Georgia Bulletin

The Newspaper of the Catholic Archdiocese of Atlanta


Old Cemeteries Form Intriguing Part Of State’s Past

By ANDREW NELSON, Staff Writer | Published November 6, 2008

A group of volunteers will work to reclaim one of the rural historic Catholic cemeteries in Georgia, with a goal to restore stone markers to unmarked graves and return the burial ground to its original appearance.

“It’s an obligation. As Catholics, one of our corporal works of mercy is to bury our dead and remember them and honor their bodies as temples of the Lord,” said Deacon Ray Egan, who oversees Catholic cemeteries.

“We honor our ancestors and our dead. It is important that their place of rest is respected,” he said.

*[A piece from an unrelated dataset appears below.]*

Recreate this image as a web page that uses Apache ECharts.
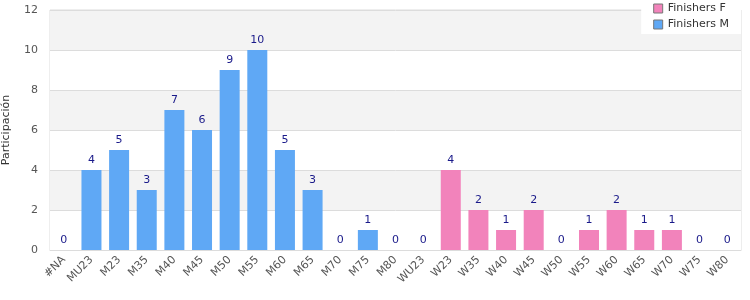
<!DOCTYPE html>
<html><head><meta charset="utf-8">
<script src="https://cdn.jsdelivr.net/npm/echarts@6/dist/echarts.min.js"></script>
<style>html,body{margin:0;padding:0;background:#fff}#c{width:750px;height:300px}</style>
</head><body><div id="c"></div>
<script>
const categories = ['#NA','MU23','M23','M35','M40','M45','M50','M55','M60','M65','M70','M75','M80','WU23','W23','W35','W40','W45','W50','W55','W60','W65','W70','W75','W80'];
const finishersM = [0,4,5,3,7,6,9,10,5,3,0,1,0,0,'-','-','-','-','-','-','-','-','-','-','-'];
const finishersF = ['-','-','-','-','-','-','-','-','-','-','-','-','-','-',4,2,1,2,0,1,2,1,1,0,0];
const yTicks = {min:0, max:12, interval:2};

const chart = echarts.init(document.getElementById('c'));
const lbl = {show:true, position:'top', color:'#1a1a8a', fontSize:11, fontFamily:'DejaVu Sans', distance:4};
chart.setOption({
  animation:false,
  textStyle:{fontFamily:'DejaVu Sans'},
  grid:{left:50, right:9, top:10, bottom:50, show:true, borderColor:'#dcdcdc', borderWidth:1, containLabel:false, outerBoundsMode:'none'},
  legend:{orient:'vertical', right:9, top:0, backgroundColor:'#fff', padding:[3,12,4,12], itemGap:5,
    icon:'rect', itemWidth:9, itemHeight:9, textStyle:{fontSize:11, color:'#333'},
    data:[{name:'Finishers F', itemStyle:{borderColor:'#777', borderWidth:1}}, {name:'Finishers M', itemStyle:{borderColor:'#777', borderWidth:1}}]},
  xAxis:{type:'category', data:categories,
    axisLine:{show:true, lineStyle:{color:'#dcdcdc'}}, axisTick:{show:false},
    axisLabel:{rotate:45, color:'#555', fontSize:11, interval:0, margin:8}},
  yAxis:{type:'value', min:yTicks.min, max:yTicks.max, interval:yTicks.interval,
    name:'Participación', nameLocation:'middle', nameGap:38, nameTextStyle:{color:'#333', fontSize:11},
    axisLine:{show:false}, axisTick:{show:false},
    axisLabel:{color:'#555', fontSize:11, margin:12},
    splitLine:{lineStyle:{color:'#dcdcdc'}},
    splitArea:{show:true, areaStyle:{color:['#ffffff','#f3f3f3']}}},
  series:[
    {name:'Finishers F', type:'bar', stack:'s', data:finishersF, barWidth:20, itemStyle:{color:'#f283bb'}, label:lbl},
    {name:'Finishers M', type:'bar', stack:'s', data:finishersM, barWidth:20, itemStyle:{color:'#5fa8f5'}, label:lbl}
  ]
});
</script></body></html>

The Catholic cemetery getting the attention is known as the Sparta Cemetery, in Hancock County, some two hours east of Atlanta.

Historic sites such as the one at Sparta highlight the early roots of the Catholic Church in the Deep South.

The cemetery is one of five historic Catholic cemeteries in the archdiocese. Four of them are located east of Atlanta; one is in Carroll County, west of Atlanta. They were established more than 100 years before the archdiocese was created in 1962.

Inside the walls of all of these cemeteries are graves that tell stories of the Catholic settlers in a predominately Protestant state. In Purification Cemetery are the remains of a priest who drowned in a storm while making a sick call. Within Locust Grove are graves of dozens of Irish-born Catholics. Julia Rado, who died at the age of 1 in 1901, is remembered as “Another Angel ” at Budapest Cemetery.

The first designated Catholic cemetery is Locust Grove, about three miles from present day Sharon. The site is the oldest Catholic cemetery in the state. Its significance was recognized in recent years when it was put on the National Register of Historic Places.

As job opportunities moved, so did the Catholic community. In new locations, the worshippers needed a place to bury loved ones, said Deacon Egan, who works for the archdiocese.

Purification Cemetery was established next. Located about five miles away from Locust Grove, the cemetery is about one-third full and burials are still made there. St. Patrick Cemetery in Washington is the third cemetery.

The other historic cemetery is known as “Budapest,” close to the Alabama state line. It was used by many Eastern European Catholics for burials.

Not much information is available about the small, neglected Sparta Cemetery, situated behind the town hall. Within the acre and a quarter plot are 10 known graves, including that of one child. Black people and white people were buried here, according to the Web site of the Friends of Hancock County Cemeteries. The cemetery dates to 1869.

The cemetery is in “terrible shape,” according to the Web site. Trees and brush cover about half of the property and must be removed, said the deacon.

This effort will be done with care. The groups are trying to repair damage done by a renovation project a few years ago that harmed the property, Deacon Egan said. A large pile of debris on the property is to be searched to look for tombstones that were knocked over.

A work group will go to Sparta on Saturday, Nov. 8, to clear a portion of the cemetery. Volunteers from the Knights of Columbus in Athens, Dunwoody and Greensboro are doing the work.

Deacon Egan said the weekend cleaning is the first goal. He said he would eventually like to restore the cemetery’s landscape to its original condition.

One long-term goal is to use special radar equipment to help locate gravesites. The radar will also be used to find any buried stone markers. If the stones are still legible, people in the graves may be identified, he said.